Liyang China
I would stress some things. Anything to the US is a simple China Post
away although contents have to be inspected first to get a Customs
Declaration of 'Gift'. PayPal is the method of payment. Like everone
else the seller will need a Business Account with Bank Verification to
receive CC payments from the buyer. If the seller uses his Bank
account then a Buyer Business account isn't required. I use my CC on
PayPal because if there is a problem I complain to PayPal and my CC
company. This has never happened for any shipments from China.
Ebay is a good way to initially establish a presence on the Web.
There are fees and English is a must. TaoBao is completely free to
the seller I think because the buyer is seeing advertisements but
those webpages are Chinese. I think it would be possible to put up an
English web page on TaoBao. I'm not sure if it supports English
searches. Ebay.CN was suppose to be a TaoBao competitor but that
failed. Alibaba is also another English and Chinese Web portal but
that is mainly for wholesellers. I would order from there assuming no
payment problem but shipments are usually 10 kilos and more. I think
this approach is good for small operations but not large scale. I see
buyer and seller hooking up directly through the web via audio and
video bypassing webpages and email. I had one Chinese seller who
liked to bargain through IM but I don't do IM so just rapid email
exchanges. For online exchanges there is a time difference. Morning
here is evening there. China has the problem of reaching out, and the
West the problem of reaching in.
Jim
PS To make a long story short tell them members of the RFDT community
are already doing direct tea purchasing from china. I'm teaching
myself Chinese so I can communicate eventually on TaoBao. If I get
that far I could open a consulting business of tell me what you want
from China. The whaling industry replaced their harpoon boats with
sightseeing vessels and are making more money than ever. I don't see
the back-to-nature movement going away only increasing. Too bad
Pandas don't like tealeaves.
On Apr 12, 4:10 pm, "pgwk" wrote:
Have any of you come across teas from Liyang --mostly greens marketed
domestically plus some Eyebrow white? Also, do you know about their
biennial Tea Exposition which is being held at the end of this month?

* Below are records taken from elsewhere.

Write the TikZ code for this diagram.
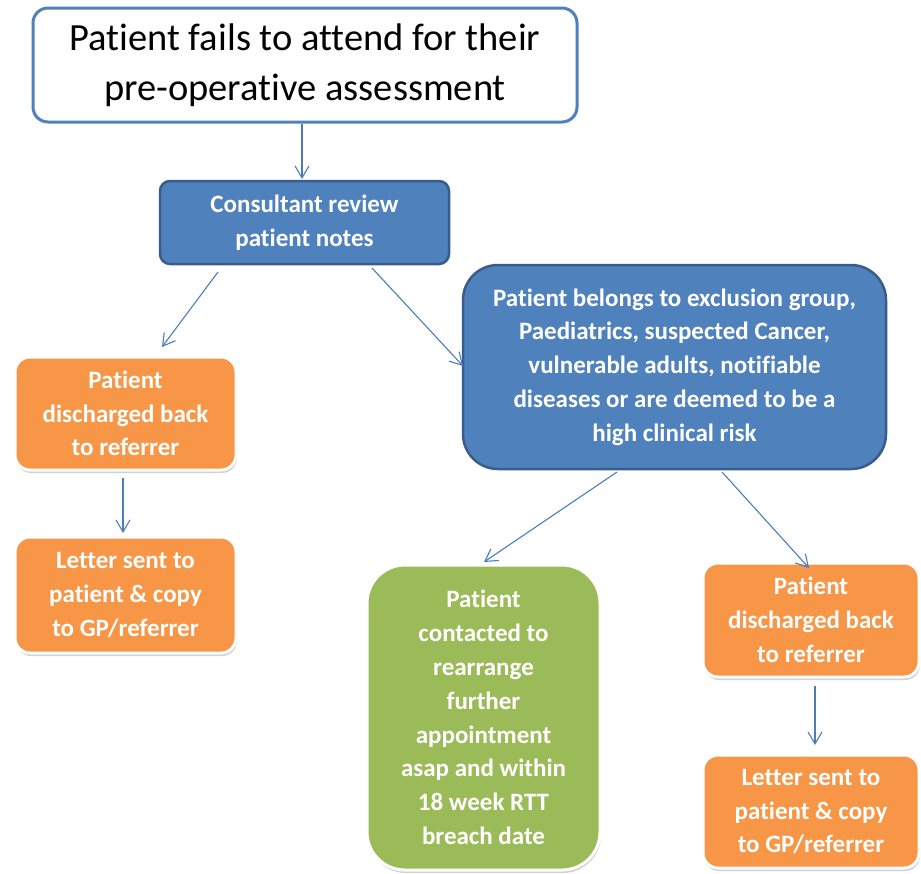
\documentclass[tikz,border=0pt]{standalone}
\usepackage{fontspec}
\setmainfont{Carlito}[Ligatures=NoCommon]
\usetikzlibrary{arrows.meta,shadows,calc}
\definecolor{bfill}{HTML}{4F81BD}
\definecolor{bdraw}{HTML}{385D8A}
\definecolor{tdraw}{HTML}{4F81BD}
\definecolor{ofill}{HTML}{F79646}
\definecolor{gfill}{HTML}{9BBB59}
\definecolor{arrc}{HTML}{4A7EBB}
\tikzset{
  base/.style={align=center, inner sep=0pt, font=\bfseries\fontsize{25}{33.8}\selectfont, text=white},
  topbox/.style={draw=tdraw, line width=3pt, fill=white, rounded corners=15pt, align=center, inner sep=0pt,
     font=\fontsize{38.5}{50}\selectfont, text=black},
  bluebox/.style={base, fill=bfill, draw=bdraw, line width=2.5pt},
  softbox/.style={base, draw=white, line width=3pt,
     drop shadow={shadow xshift=1pt, shadow yshift=-3pt, opacity=0.3, fill=black!60}},
  orangebox/.style={softbox, fill=ofill, rounded corners=15pt},
  greenbox/.style={softbox, fill=gfill, rounded corners=38pt},
  arr/.style={draw=arrc, line width=1.1pt, -{Straight Barb[length=12pt,width=14pt]}}
}
\begin{document}
\begin{tikzpicture}[x=1pt,y=-1pt]
\useasboundingbox (0,0) rectangle (921,873);
\node[topbox, minimum width=544pt, minimum height=114pt] (top) at (305,65)
  {Patient fails to attend for their\\pre-operative assessment};
\node[bluebox, rounded corners=10pt, minimum width=289pt, minimum height=83pt] (cons) at (304.5,222.5)
  {Consultant review\\patient notes};
\node[bluebox, rounded corners=35pt, minimum width=423pt, minimum height=204pt] (excl) at (674.5,367)
  {Patient belongs to exclusion group,\\Paediatrics, suspected Cancer,\\vulnerable adults, notifiable\\diseases or are deemed to be a\\high clinical risk};
\node[orangebox, minimum width=221pt, minimum height=113pt] (lo1) at (125.5,413.5)
  {Patient\\discharged back\\to referrer};
\node[orangebox, minimum width=221pt, minimum height=116pt] (lo2) at (125.5,595)
  {Letter sent to\\patient \& copy\\to GP/referrer};
\node[greenbox, minimum width=233pt, minimum height=305pt] (green) at (483.5,717.5)
  {Patient\\contacted to\\rearrange\\further\\appointment\\asap and within\\18 week RTT\\breach date};
\node[orangebox, minimum width=216pt, minimum height=114pt] (ro1) at (811,620)
  {Patient\\discharged back\\to referrer};
\node[orangebox, minimum width=216pt, minimum height=113pt] (ro2) at (811,811.5)
  {Letter sent to\\patient \& copy\\to GP/referrer};
% connector end points
\coordinate (a1s) at (302,124);
\coordinate (a1e) at (302,179);
\coordinate (a2s) at (218,272);
\coordinate (a2e) at (162,347);
\coordinate (a3s) at (372,268);
\coordinate (a3e) at (463,366);
\coordinate (a4s) at (617,472);
\coordinate (a4e) at (484,562);
\coordinate (a5s) at (722,472);
\coordinate (a5e) at (809,568);
\coordinate (a6s) at (123,478);
\coordinate (a6e) at (123,533);
\coordinate (a7s) at (815,686);
\coordinate (a7e) at (815,745);
\draw[arr] (a1s) -- (a1e);
\draw[arr] (a2s) -- (a2e);
\draw[arr] (a3s) -- (a3e);
\draw[arr] (a4s) -- (a4e);
\draw[arr] (a5s) -- (a5e);
\draw[arr] (a6s) -- (a6e);
\draw[arr] (a7s) -- (a7e);
\end{tikzpicture}
\end{document}
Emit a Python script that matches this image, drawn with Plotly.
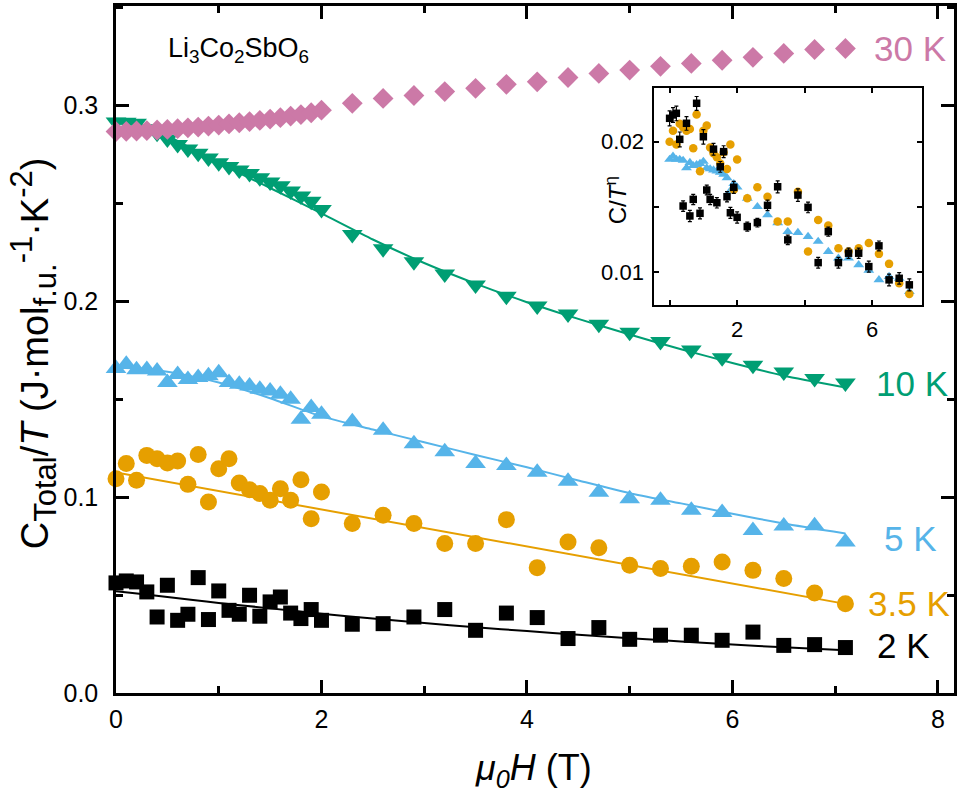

I am scheduled to be a plenary speaker at it and want to help them
understand the US great tea market and how to reach tea drinkers
directly. My main theme is that organic tea, Fair Trade, ecotourism
and hte Web specialty sites are the combination for innovation and
benefits to producers, workers -- and tea drinkers. I am interested in
any RFDT messages to the City and Jiansu Province policy makers (my
contacts are the Mayor and Part Secretary, who see white tea as key to
their eco- and economic development) and to the producers/factories
about how Liyang should build its US distribution.